Usuário constante do VoIP, o empresário Pedro Sorrentino, 22 anos, testou a ferramenta do Google três vezes. O morador da cidade de Boulder, no Colorado, fez ligações locais e para São Paulo. ;Achei que funciona muito bem e que o desenvolvimento é satisfatório. Mas nada de diferente da minha experiência com o Nimbuzz (outro software de VoIP) e com o Skype;, contou. Opiniões como a de Pedro reforçam o palpite de alguns especialistas de que o Google terá um certo trabalho para conquistar usuários do Skype. Para se ter uma ideia, o tradicional serviço VoIP tem 560 milhões de usuários cadastrados, enquanto há cerca de 200 milhões de contas no Gmail.

O consultor Gilberto Zorello, que trabalha com ligações via internet há mais de 20 anos, lembra que o Skype possui uma solução própria para melhorar a qualidade da voz nas ligações. ;Eu acredito, contudo, que o Google pode abocanhar esse mercado. Não sei exatamente qual o modelo comercial do serviço, mas a companhia é conhecida por implantar facilidades de uso que conquistam os internautas;, afirma o especialista.

Aposta
A jogada do Google reflete a crescente utilização da rede de dados para baratear o custo de ligações telefônicas. ;Antigamente, a voz era uma coisa diferenciada, que precisava de um canal específico para transmissão. Hoje, ela é mais um serviço que a internet pode oferecer, assim como o de texto, de imagens e de vídeos;, explica o professor Mário Dantas, do Departamento de Informática e Estatística da Universidade Federal de Santa Catarina (UFSC). Há 20 anos, conta o professor, circulavam na rede de telecomunicações 90% de voz e 10% de dados. Atualmente, menos de 10% correspondem a voz.
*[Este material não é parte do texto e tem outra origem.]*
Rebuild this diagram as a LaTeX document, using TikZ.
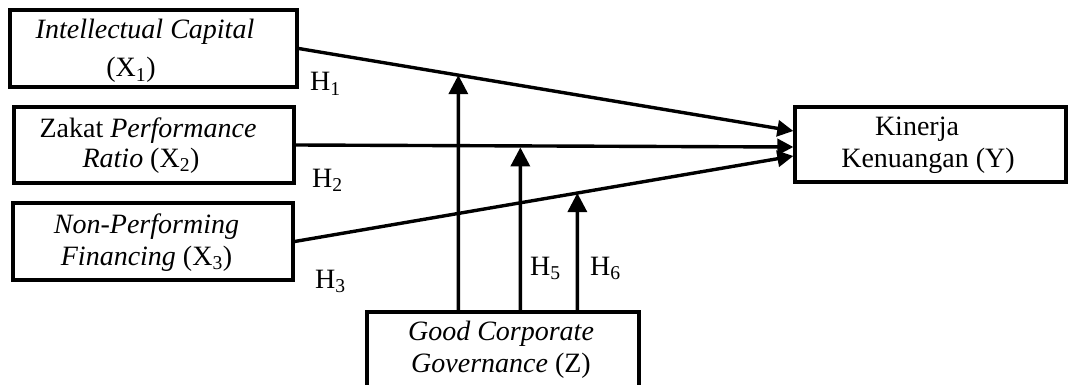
\documentclass[tikz,border=0pt]{standalone}
\usepackage{fontspec}
\setmainfont{Liberation Serif}
\usetikzlibrary{arrows.meta,calc}
\begin{document}
\begin{tikzpicture}[x=1pt,y=-1pt,
  box/.style={draw,line width=3.3pt,inner sep=0pt},
  txt/.style={anchor=base,inner sep=0pt,align=center},
  conn/.style={line width=3.4pt,-{Triangle[length=16pt,width=16pt]}},
  upconn/.style={line width=3.4pt,-{Triangle[length=19pt,width=19pt]}},
  hlab/.style={anchor=base west,inner sep=0pt,font=\fontsize{28}{32}\selectfont}]
\useasboundingbox (0,0) rectangle (1070,385);
\clip (0,0) rectangle (1070,385);
% boxes
\node[box,minimum width=287pt,minimum height=77pt] (x1) at (153.5,48.5) {};
\node[box,minimum width=280pt,minimum height=76pt] (x2) at (154,145) {};
\node[box,minimum width=280pt,minimum height=77pt] (x3) at (153,241.5) {};
\node[box,minimum width=271pt,minimum height=75pt] (y) at (930.5,144.5) {};
\node[box,minimum width=272pt,minimum height=80pt] (g) at (503,352) {};
% texts (anchored at the baseline of their last line)
\node[txt,font=\fontsize{28}{38}\selectfont] (x1t) at (145,77)
  {\textit{Intellectual Capital}\\(X\textsubscript{1})\hspace*{28pt}};
\node[txt,font=\fontsize{28}{30}\selectfont] (x2t) at (148,167)
  {Zakat \textit{Performance}\\\textit{Ratio} (X\textsubscript{2})\hspace*{14pt}};
\node[txt,font=\fontsize{28}{32}\selectfont] (x3t) at (146.5,265)
  {\textit{Non-Performing}\\\textit{Financing} (X\textsubscript{3})};
\node[txt,font=\fontsize{28}{32}\selectfont] (yt) at (928,167)
  {Kinerja\hspace*{22pt}\\Kenuangan (Y)};
\node[txt,font=\fontsize{28}{32}\selectfont] (gt) at (501,372)
  {\textit{Good Corporate}\\\textit{Governance} (Z)};
% connectors
\coordinate (yin1) at ($(y.west)+(0,-13.5)$);
\coordinate (yin2) at ($(y.west)+(0,2.5)$);
\coordinate (yin3) at ($(y.west)+(0,11.5)$);
\draw[conn] (x1.east) -- (yin1);
\draw[conn] (x2.east) -- (yin2);
\draw[conn] (x3.east) -- (yin3);
\coordinate (g1) at ($(g.north west)+(93,0)$);
\coordinate (g2) at ($(g.north west)+(155,0)$);
\coordinate (g3) at ($(g.north west)+(212,0)$);
\coordinate (t1) at ($(g1)+(0,-400)$);
\coordinate (t2) at ($(g2)+(0,-400)$);
\coordinate (t3) at ($(g3)+(0,-400)$);
\draw[upconn] (g1) -- (intersection of g1--t1 and x1.east--yin1);
\draw[upconn] (g2) -- ($(intersection of g2--t2 and x2.east--yin2)+(0,1.5)$);
\draw[upconn] (g3) -- (intersection of g3--t3 and x3.east--yin3);
% hypothesis labels
\node[hlab] (h1) at (310,91) {H\textsubscript{1}};
\node[hlab] (h2) at (312,187) {H\textsubscript{2}};
\node[hlab] (h3) at (315,288) {H\textsubscript{3}};
\node[hlab] (h5) at (530,275) {H\textsubscript{5}};
\node[hlab] (h6) at (590,275) {H\textsubscript{6}};
\end{tikzpicture}
\end{document}
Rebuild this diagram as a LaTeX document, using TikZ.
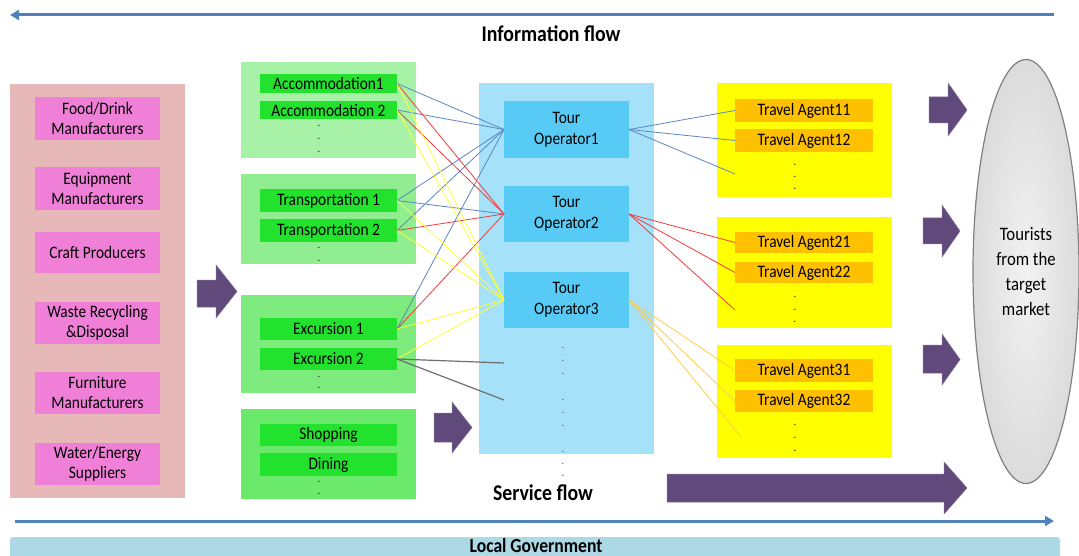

Isso porque as próprias operadoras se valem da web para reduzir seus custos. ;As empresas de telefonia são centrais de computadores que transmitem os dados de voz. Fica mais barato, porque há muito mais computadores disponíveis do que redes de transmissão;, esclarece Mário. Um projeto que teve participação do professor da UFSC conseguiu reduzir a conta telefônica de uma empresa da casa dos R$ 30 milhões para menos de R$ 1 milhão por mês. Reduções como essa ainda podem ser maiores, quando o Brasil começar a utilizar a rede elétrica(1) para a transmissão de dados. ;Agora imagine como as operadoras de telefonia não devem gostar dessa ideia;, comenta o professor.

1 - Pela tomada
A transmissão de energia elétrica no Brasil ocupa uma frequência muito baixa, da ordem de 60 hertz. Porém, os cabos que chegam até as tomadas têm capacidade muito maior: podem transmitir em megahertz ou gigahertz. Isso permitiria, por exemplo, o acesso à internet via rede elétrica, com a instalação de um modem na saída da tomada.